Clause 23 provides for the expulsion of a partner pursuant to clause 4 and, upon the death of any one of the female partners, provides for the possible purchase of the share of the departing partner by the other partners and the basis upon which that purchase is to be made. Clause 24 provides that the managing partner may at any time sell or dispose of the whole of the partnership business and assets upon such terms as he thinks proper, and that he shall stand possessed of the purchase moneys arising therefrom upon certain trusts. Clause 26 provides that upon the determination of the partnership otherwise than pursuant to clause 23 or 24 the assets shall be realized and sold, the debts got in and the proceeds applied in the manner set out in the clause.

The Board of Review has held that the section was applicable; that the female partners did not have the real and effective control of their shares by reason of the provisions, particularly, contained in clause 22 and that clause 24 combined with clause 22 showed that the managing partner did have the real and effective control of their shares.

I propose to deal with clause 24 first. Where a partnership is dissolved under clause 2 by giving six months' notice, clause 26 applies to determine what is to be done upon the dissolution. If there is a dissolution pursuant to clause 23 upon expulsion or death of a partner, the provisions in clause 23 apply. If there is a dissolution pursuant to action of the managing partner under clause 24, then the provisions of clause 24 apply.

In my opinion the provisions of the deed relating to the dissolution of the partnership are not relevant for the purpose of determining whether s. 94 of the Act applies. These provisions, including clause 24, deal not with a share in the income of the partnership but with the assets of the partnership. In particular, clause 24 controls income and corpus of a trust fund and not the share of any partner of the income of the partnership. Accordingly, I am of opinion that clause 24 is of no assistance for the purpose of determining this case.

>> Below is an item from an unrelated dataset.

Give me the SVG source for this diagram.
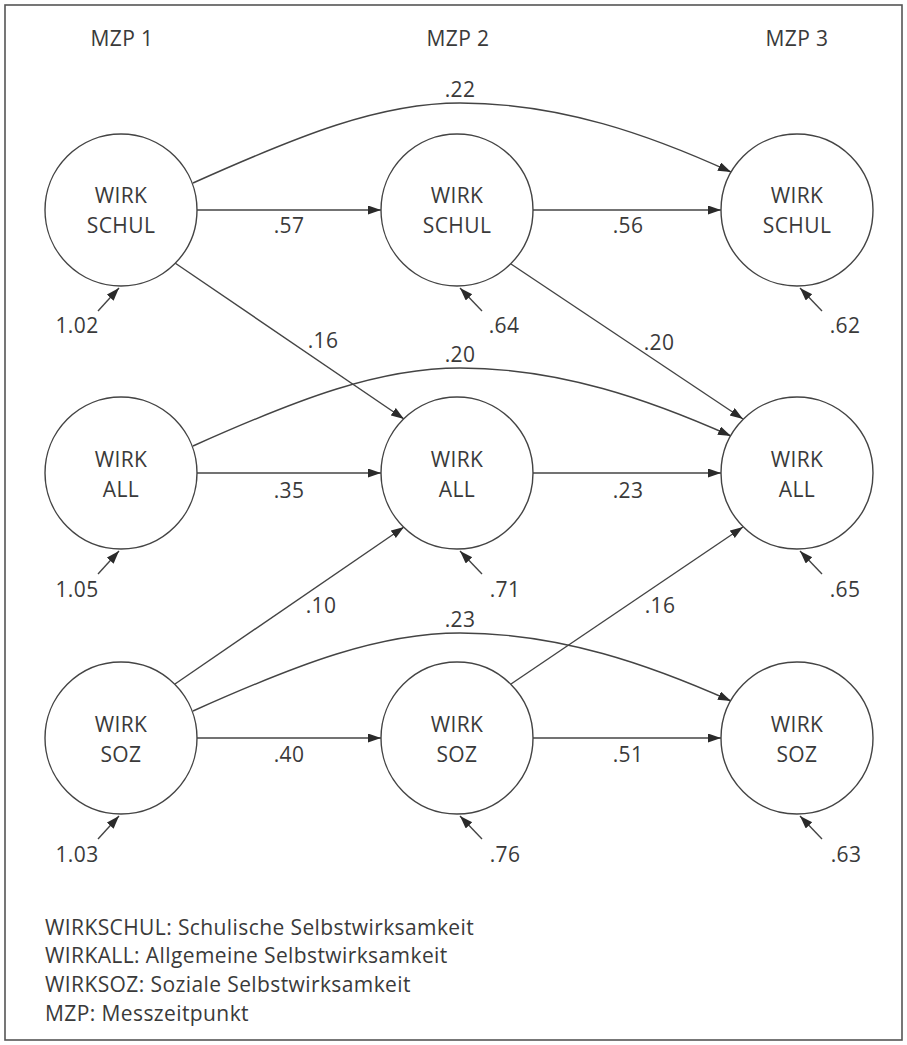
<svg xmlns="http://www.w3.org/2000/svg" width="907" height="1045" viewBox="0 0 907 1045">
  <style>
    text { font-family: "Open Sans", "Noto Sans", "Liberation Sans", sans-serif; font-size: 21px; letter-spacing: 0.4px; fill: #3a3a3a; }
    .c { text-anchor: middle; }
    .node circle { fill: #ffffff; stroke: #444444; stroke-width: 1.4; }
    .edge { fill: none; stroke: #444444; stroke-width: 1.4; marker-end: url(#arr); }
  </style>
  <defs>
    <marker id="arr" markerUnits="userSpaceOnUse" markerWidth="14" markerHeight="10" refX="13" refY="4.5" orient="auto">
      <path d="M0,0 L13,4.5 L0,9 z" fill="#2a2a2a"/>
    </marker>
  </defs>
  <rect x="0" y="0" width="907" height="1045" fill="#ffffff"/>
  <rect x="5" y="5" width="897" height="1035" fill="none" stroke="#555555" stroke-width="1.6"/>

  <g id="headers">
    <text class="c" x="122" y="46">MZP 1</text>
    <text class="c" x="458" y="46">MZP 2</text>
    <text class="c" x="797" y="46">MZP 3</text>
  </g>

  <g id="connectors">
    <line class="edge" x1="197" y1="210" x2="381" y2="210"/>
    <line class="edge" x1="533" y1="210" x2="721" y2="210"/>
    <line class="edge" x1="197" y1="473" x2="381" y2="473"/>
    <line class="edge" x1="533" y1="473" x2="721" y2="473"/>
    <line class="edge" x1="197" y1="738" x2="381" y2="738"/>
    <line class="edge" x1="533" y1="738" x2="721" y2="738"/>
    <line class="edge" x1="175" y1="263" x2="404" y2="419"/>
    <line class="edge" x1="511" y1="264" x2="743" y2="419"/>
    <line class="edge" x1="175" y1="684" x2="404" y2="527"/>
    <line class="edge" x1="511" y1="684" x2="743" y2="527"/>
    <path class="edge" d="M193,183 C300,135 380,103 460,103 C560,103 650,135 731,172"/>
    <path class="edge" d="M193,446 C300,398 380,368 460,368 C560,368 650,400 731,436"/>
    <path class="edge" d="M193,711 C300,663 380,633 460,633 C560,633 650,665 731,701"/>
    <line class="edge" x1="98" y1="311" x2="119" y2="288"/>
    <line class="edge" x1="482" y1="311" x2="460" y2="288"/>
    <line class="edge" x1="822" y1="311" x2="800" y2="288"/>
    <line class="edge" x1="98" y1="574" x2="119" y2="551"/>
    <line class="edge" x1="482" y1="574" x2="460" y2="551"/>
    <line class="edge" x1="822" y1="574" x2="800" y2="551"/>
    <line class="edge" x1="98" y1="839" x2="119" y2="816"/>
    <line class="edge" x1="482" y1="839" x2="460" y2="816"/>
    <line class="edge" x1="822" y1="839" x2="800" y2="816"/>
  </g>

  <g id="edge-labels">
    <text class="c" x="289" y="233">.57</text>
    <text class="c" x="628" y="233">.56</text>
    <text class="c" x="289" y="498">.35</text>
    <text class="c" x="628" y="498">.23</text>
    <text class="c" x="289" y="762">.40</text>
    <text class="c" x="628" y="762">.51</text>
    <text class="c" x="460" y="97">.22</text>
    <text class="c" x="460" y="362">.20</text>
    <text class="c" x="460" y="627">.23</text>
    <text class="c" x="323" y="348">.16</text>
    <text class="c" x="659" y="350">.20</text>
    <text class="c" x="321" y="613">.10</text>
    <text class="c" x="660" y="613">.16</text>
    <text class="c" x="77" y="333">1.02</text>
    <text class="c" x="504" y="333">.64</text>
    <text class="c" x="845" y="333">.62</text>
    <text class="c" x="77" y="597">1.05</text>
    <text class="c" x="505" y="597">.71</text>
    <text class="c" x="845" y="597">.65</text>
    <text class="c" x="77" y="862">1.03</text>
    <text class="c" x="505" y="862">.76</text>
    <text class="c" x="846" y="862">.63</text>
  </g>

  <g id="n-schul1" class="node"><circle cx="121" cy="210" r="76"/><text class="c" x="121" y="203">WIRK</text><text class="c" x="121" y="233">SCHUL</text></g>
  <g id="n-schul2" class="node"><circle cx="457" cy="210" r="76"/><text class="c" x="457" y="203">WIRK</text><text class="c" x="457" y="233">SCHUL</text></g>
  <g id="n-schul3" class="node"><circle cx="797" cy="210" r="76"/><text class="c" x="797" y="203">WIRK</text><text class="c" x="797" y="233">SCHUL</text></g>
  <g id="n-all1" class="node"><circle cx="121" cy="473" r="76"/><text class="c" x="121" y="467">WIRK</text><text class="c" x="121" y="497">ALL</text></g>
  <g id="n-all2" class="node"><circle cx="457" cy="473" r="76"/><text class="c" x="457" y="467">WIRK</text><text class="c" x="457" y="497">ALL</text></g>
  <g id="n-all3" class="node"><circle cx="797" cy="473" r="76"/><text class="c" x="797" y="467">WIRK</text><text class="c" x="797" y="497">ALL</text></g>
  <g id="n-soz1" class="node"><circle cx="121" cy="738" r="76"/><text class="c" x="121" y="732">WIRK</text><text class="c" x="121" y="762">SOZ</text></g>
  <g id="n-soz2" class="node"><circle cx="457" cy="738" r="76"/><text class="c" x="457" y="732">WIRK</text><text class="c" x="457" y="762">SOZ</text></g>
  <g id="n-soz3" class="node"><circle cx="797" cy="738" r="76"/><text class="c" x="797" y="732">WIRK</text><text class="c" x="797" y="762">SOZ</text></g>

  <g id="legend">
    <text x="45" y="935">WIRKSCHUL: Schulische Selbstwirksamkeit</text>
    <text x="45" y="963">WIRKALL: Allgemeine Selbstwirksamkeit</text>
    <text x="45" y="992">WIRKSOZ: Soziale Selbstwirksamkeit</text>
    <text x="45" y="1021">MZP: Messzeitpunkt</text>
  </g>
</svg>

I therefore take the partnership as a going concern and I ask what was the position with respect to the net income of the female partners? Under clause 22 they are bound to allow seventy per cent of their net share of income to be credited to capital account. In my opinion, this provision is part of the constitution of the partnership which prevents the female partners having real and effective control and disposal of their share. They are bound by reason of these provisions to allow their shares to be dealt with in this particular way and are not in a position at their own will to deal with them in any other way. Accordingly, in my opinion, what I have called the negative condition of the section is satisfied.

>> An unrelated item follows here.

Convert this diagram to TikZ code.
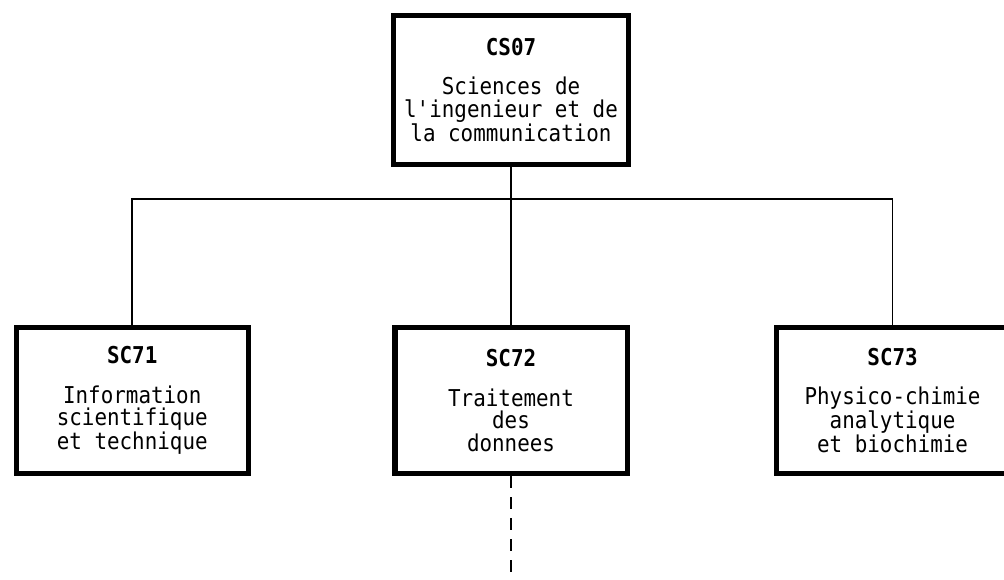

The partnership has been assessed upon the basis that the managing partner has the real and effective control of the whole—one hundred per cent—of the share of net income of the female partners. As to the thirty per cent which is credited under the deed to the drawing account of the female partners, they are able to draw from that account only such amounts as may from time to time be approved by the managing partner. The managing partner under this provision has a degree of control over this thirty per cent of the share but, in my opinion, he has not the real and effective control in the sense in which I have explained that I understand these words. He only has power of veto, a power to prevent other partners applying the money to their own purposes. I am not prepared to decide that the section only applies where the other partner, who has real and effective control, is able to appropriate it for his own purposes. This is an important and difficult question not necessary to be decided. But it appears to me that the phrase "the real and effective control of that share" refers to exclusive and complete and not to divided control.

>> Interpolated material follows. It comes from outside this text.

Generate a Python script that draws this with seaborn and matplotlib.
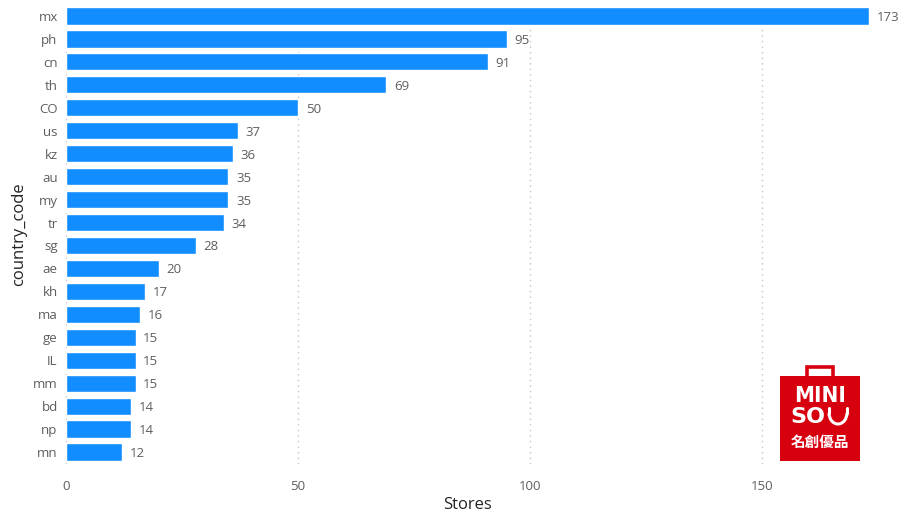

In the present case, before the Commissioner can justify his assessment it must be shown that the managing partner alone has real and effective control of the share, not the managing partner with other persons; otherwise it would be very difficult to apply the section. Take a case where each partner has the same degree of control by way of veto in relation to the share of each other partner. There the application of the section would produce very marked differences according to whether taxation was imposed upon the basis that A had real and effective control of the share of B, or that B had real and effective control of the share of A. It would appear to me to be impossible in such a case to apply the section with any fairness and a construction which would lead to that result ought, in my opinion, to be rejected. Here, under clause 22, in my opinion, all the partners have the same degree of control so far as it can be said to be control in relation to the seventy per cent of the share of each female partner. Accordingly, in my opinion, clause 22 does not confer upon the managing director the real and effective control of the whole of the share of income which it must be shown to do in order to support the assessment.

The Commissioner, however, further relies on clause 10 of the deed. Clause 10 gives the managing partner a general and very wide and exclusive power to manage the partnership business and apply the funds of the partnership as he thinks proper. He is therefore entitled to use for the purposes of the partnership as he thinks proper the moneys credited to the capital account. Accordingly it is argued that he has the control of the seventy per cent of the net share of income of each of the female partners. In my opinion, however, power to manage the partnership business cannot be said to be power to control shares of income. The deed controls the share of income by requiring that the income shall be appropriated and used in a particular way. The requirement of the deed is that seventy per cent of the income of the female partners shall be credited to capital account. When it is so credited it becomes part of the capital which each partner owns in the partnership and its quality as income accordingly, by virtue of the deed, has disappeared. Accordingly, the power to manage the business and to handle and control all the funds of the business conferred upon the managing partner by clause 10 does not satisfy the requirements of s. 94 so as to place him in real and effective control of the shares of income of the female partners.

For these reasons I allow the appeal with costs and direct the assessment to be set aside.

Solicitor for the appellant, C. L. Barbour.

Solicitor for the respondent, H. F. E. Whitlam, Crown Solicitor for the Commonwealth.